Write a function to tokenize the `Description` column. Make sure to include the following:
- Return the tokens in an iterable structure
- Normalize the case
- Remove non-alphanumeric characters such as punctuation, whitespace, unicode, etc.
- Apply stopwords and make sure to add stopwords specific to this dataset
- Lemmatize the tokens before returning them

In [10]:
# NLP libraries
import re
from nltk.stem import PorterStemmer
import spacy
from spacy.tokenizer import Tokenizer

from collections import Counter

In [11]:
nlp = spacy.load('en_core_web_lg')
tokenizer = Tokenizer(nlp.vocab)

In [12]:
def lemmatize(text):
    '''
    This function will return a lemmatized object for the text imputted
    '''
    doc = nlp(text)

    lemmas = []
    for token in doc:
        if (token.is_stop == False) & (token.is_punct == False):
            lemmas.append(token.lemma_.lower())

    return lemmas

Apply your function to `Description` and save the resulting tokens in a new column, `Tokens`

In [13]:
df['Tokens'] = df['Description'].apply(lemmatize)
df['Tokens'].head()

TypeError: object of type 'float' has no len()

Use the function below to create a `word_count` dataframe based off the `df['Tokens']` column you created.

In [0]:
def count(docs):
        word_counts = Counter()
        appears_in = Counter()
        total_docs = len(docs)

        for doc in docs:
            word_counts.update(doc)
            appears_in.update(set(doc))

        temp = zip(word_counts.keys(), word_counts.values())
        wc = pd.DataFrame(temp, columns = ['word', 'count'])

        wc['rank'] = wc['count'].rank(method='first', ascending=False)
        total = wc['count'].sum()

        wc['pct_total'] = wc['count'].apply(lambda x: x / total)
        
        wc = wc.sort_values(by='rank')
        wc['cul_pct_total'] = wc['pct_total'].cumsum()

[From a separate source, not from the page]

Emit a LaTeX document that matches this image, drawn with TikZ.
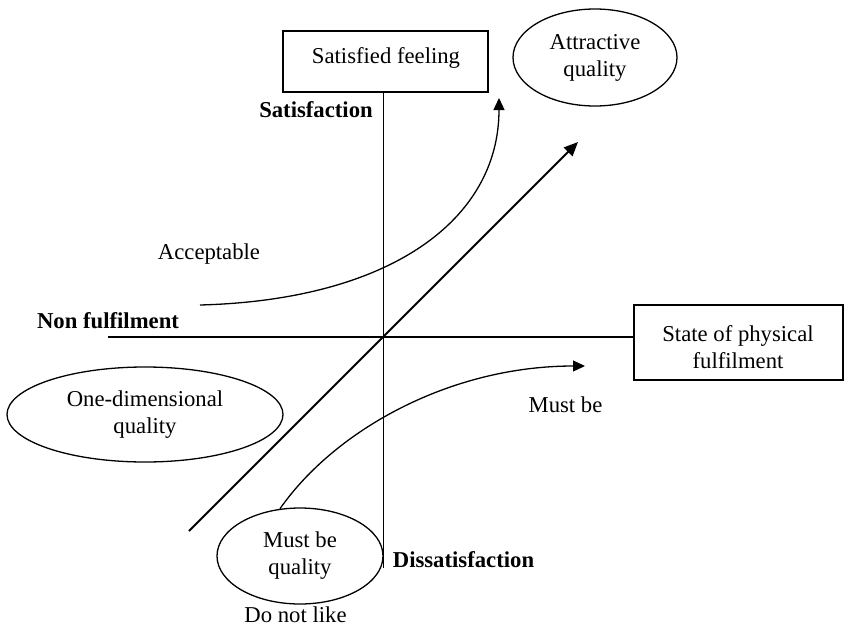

        t2 = zip(appears_in.keys(), appears_in.values())
        ac = pd.DataFrame(t2, columns=['word', 'appears_in'])
        wc = ac.merge(wc, on='word')

        wc['appears_in_pct'] = wc['appears_in'].apply(lambda x: x / total_docs)
        
        return wc.sort_values(by='rank')

Run the line of code below, and then explain how to interpret the graph.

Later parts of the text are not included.